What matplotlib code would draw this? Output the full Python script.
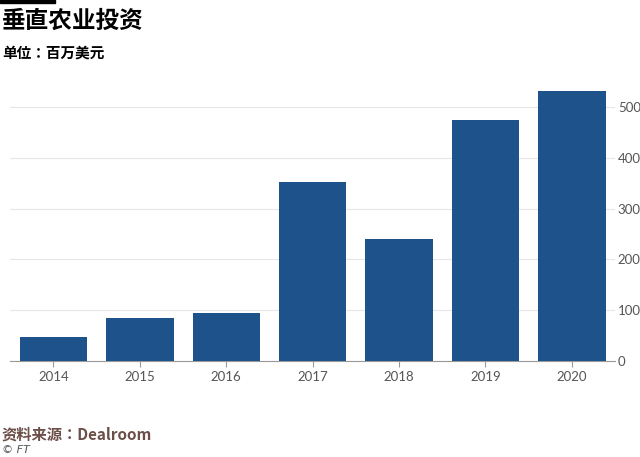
import matplotlib
matplotlib.use("Agg")
import matplotlib.pyplot as plt
from matplotlib import font_manager as fm

years = ["2014", "2015", "2016", "2017", "2018", "2019", "2020"]
values = [48, 84, 94, 352, 240, 474, 532]
yticks = [0, 100, 200, 300, 400, 500]

cjk = [f for f in fm.findSystemFonts() if "CJK" in f and "Serif" not in f]
reg = [f for f in cjk if "Regular" in f] or cjk
bold = [f for f in cjk if "Bold" in f] or reg
fr = fm.FontProperties(fname=reg[0]) if reg else fm.FontProperties(family="Noto Sans CJK SC")
fb = fm.FontProperties(fname=bold[0]) if bold else fm.FontProperties(family="Noto Sans CJK SC", weight="bold")

fig = plt.figure(figsize=(6.4, 4.57), dpi=100, facecolor="white")
ax = fig.add_axes([0.016, 0.21, 0.945, 0.60])
ax.bar(years, values, width=0.78, color="#1e528a", zorder=3)
ax.set_xlim(-0.5, 6.5)
ax.set_ylim(0, 540)
ax.set_yticks(yticks)
ax.yaxis.tick_right()
ax.grid(axis="y", color="#e6e6e6", linewidth=0.8, zorder=0)
for s in ["top", "left", "right"]:
    ax.spines[s].set_visible(False)
ax.spines["bottom"].set_color("#999999")
ax.tick_params(axis="y", length=0, labelsize=9.5, colors="#555555", pad=2)
ax.tick_params(axis="x", length=4, color="#999999", labelsize=9.5, labelcolor="#555555")
for lab in ax.get_xticklabels() + ax.get_yticklabels():
    lab.set_fontfamily("Lato")

fig.add_artist(plt.Rectangle((0, 0.993), 0.086, 0.007, transform=fig.transFigure, color="black"))
t = fig.text(0.003, 0.955, "垂直农业投资", fontproperties=fb, va="center"); t.set_fontsize(17)
t = fig.text(0.003, 0.885, "单位：百万美元", fontproperties=fb, va="center"); t.set_fontsize(10.5)
t = fig.text(0.003, 0.05, "资料来源：Dealroom", fontproperties=fb, color="#6b4f48", va="center"); t.set_fontsize(11)
fig.text(0.003, 0.015, "© FT", fontsize=8, color="#555555", style="italic", va="center")
fig.savefig("out.png", dpi=100, facecolor="white")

──────────────────────────────

EXERCISE DESCRIPTION. Quote, please, every line of the material above from its start through the line that has "fb = fm.FontProperties(fname=bold[0])", reproducing the words exactly and dropping any images.

FULL OUTPUT.
What matplotlib code would draw this? Output the full Python script.
import matplotlib
matplotlib.use("Agg")
import matplotlib.pyplot as plt
from matplotlib import font_manager as fm

years = ["2014", "2015", "2016", "2017", "2018", "2019", "2020"]
values = [48, 84, 94, 352, 240, 474, 532]
yticks = [0, 100, 200, 300, 400, 500]

cjk = [f for f in fm.findSystemFonts() if "CJK" in f and "Serif" not in f]
reg = [f for f in cjk if "Regular" in f] or cjk
bold = [f for f in cjk if "Bold" in f] or reg
fr = fm.FontProperties(fname=reg[0]) if reg else fm.FontProperties(family="Noto Sans CJK SC")
fb = fm.FontProperties(fname=bold[0]) if bold else fm.FontProperties(family="Noto Sans CJK SC", weight="bold")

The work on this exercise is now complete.